So, could it be that they felt compelled to act decisively to avoid being caught in a crossfire — between separatists, vigilante groups, Fulani bandits, and unknown gunmen? It is possible because, should the insecurity in the country continue to grow, no one will be safe, not even them. None of them will be able to enjoy all their ill-gotten money from the grave.

In some ways, the growing resentment and anger in the South is reminiscent of 1966–67. The general sentiment of the masses then also meant that had Southeastern leaders not taken decisive action, their own security very possibly would have hung in the balance. There was also the added threat posed by low-ranking Southeastern military officers returning to their homelands, angry and restless, on the back of the anti-Igbo pogroms.


Then, the leadership responded to the overwhelming sentiment of those they served by trying to unite them under a common cause and against an enemy many of their loved ones, friends and colleagues, had fallen victim to. Self-preservation, like now, probably came into play as well. Still, it was a brave decision; some might even say a foolish one, but the intent was undeniably noble.

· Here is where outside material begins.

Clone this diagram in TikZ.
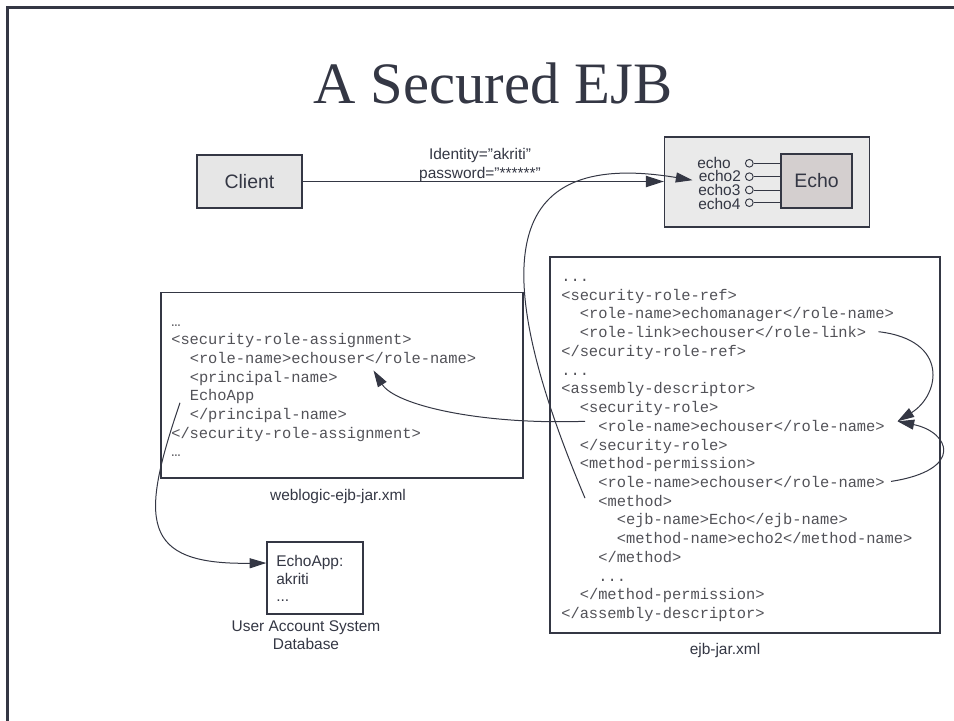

Today, by contrast, the actions of Southern governors are not as transparent, particularly in the Southeast. On the one hand, they have put party and individual state politics aside and responded admirably with governors of other states to attempt to ban open grazing. The move, in turn, has been well-received. It has quietened growing calls for them to show some backbone and leadership. Yet, on the other hand, members of IPOB and ESEN have reportedly gone into hiding, while what resembles extrajudicial killings by unknown gunmen and soldiers persist in the region.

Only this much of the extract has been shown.